Consider the general training process of a neural network model. It involves feeding input data to a set of interconnected layers representing mathematical equations. The parameters of these equations are updated iteratively during the training process such that an input correctly maps to its true output.

Once the model is trained on adequate data, it is evaluated on previously unseen test data where the training is no longer performed - now, the model performance is evaluated.

Adversarial ML attack during the training stage

An adversarial ML attack during the training stage involves the modification of input data, features or the corresponding output labels.

Problem: Manipulating training data distributions

A model trained on sufficient data can model its underlying data distribution with high accuracy. This training data can belong to a complex set of data distributions.

An adversarial machine learning attack can be executed by manipulating the training data such that it partially or incorrectly captures the behavior of this underlying distribution. For example, the training data may not be sufficiently diverse, it may be altered or deleted.

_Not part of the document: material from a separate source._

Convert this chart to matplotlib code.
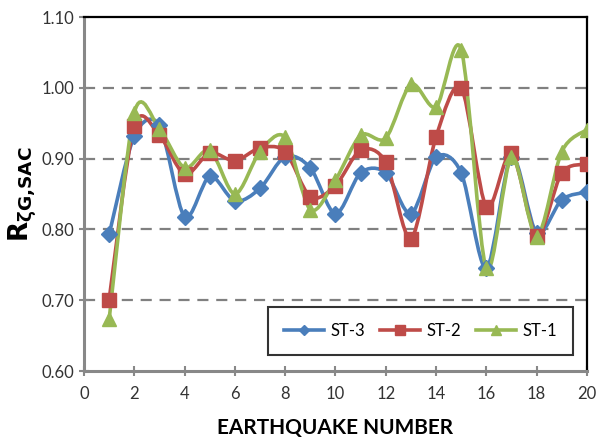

Problem: Altering training labels

The training labels may be intentionally altered during the training stage. During the training process, the same model weights or parameters guide the model trajectory to a fixed decision boundary.

By altering the output class, features, categories or labels of the input data, the trained model weights cannot guide the output outside of this decision boundary and therefore produce incorrect results.

Problem: Injecting bad data

The training data may be injected with incorrect and malicious data. This process may subtly shift the decision boundary such that the evaluation metrics are generally within the acceptable performance thresholds, but the corresponding output classification may be significantly altered.

Adversarial impact on black box systems

Another important type of adversarial attack involves a framework that exploits an inherent problem in AI systems: most AI models are black-box systems.

In black-box AI, the systems are highly nonlinear and therefore exhibit high sensitivity and instability. These models are developed based on a set of input data and its corresponding output. We do not (and cannot) have knowledge of the inner workings of the system, but the model correctly maps an input to its true output.

White-box systems on the other hand are fully interpretable. We can understand how the model behaves and we have access to the model parameters with a complete understanding of its impact on the system behavior.

Black-box system attacks

Adversaries cannot obtain knowledge of the model underlying a black-box AI system. However, they can use any synthetic data that closely resembles the input and output from such a system to train a substitute model that emulates the behavior of a target model. This occurs due to the transferability characteristics of the AI model.

Transferability is the phenomenon where, given an adversary can construct adversarial data samples to exploit a model M1 by using knowledge of another model M2, as long as the model M2 can sufficiently perform the tasks that the model M1 is designed for.

White-box system attacks

In a white-box AI attack, adversaries have knowledge of the target model, including:

  • Its parameters

  • The algorithms used to train the model


A popular example involves the use of small perturbations to the input dataset such that it produces an incorrect output with high confidence of accuracy. These perturbations reflect worst-case scenarios that are used to exploit the sensitivity and nonlinear behavior of the neural networks model, which then converges to an incorrect decision class.

How to build robust AI systems

The same concepts of adversarial training and constructing adversarial examples can also be used to improve the robustness of an AI system. It can be used to regularize the model training, which imposes constraints on the models against extreme-case scenarios that force the model into misclassifying an output.

Adversarial training can be used to augment the training data to ensure that during the training process, the model is already exposed to a distribution of adversarial datasets. This also includes perturbed data that may be used to exploit the vulnerabilities of the AI models.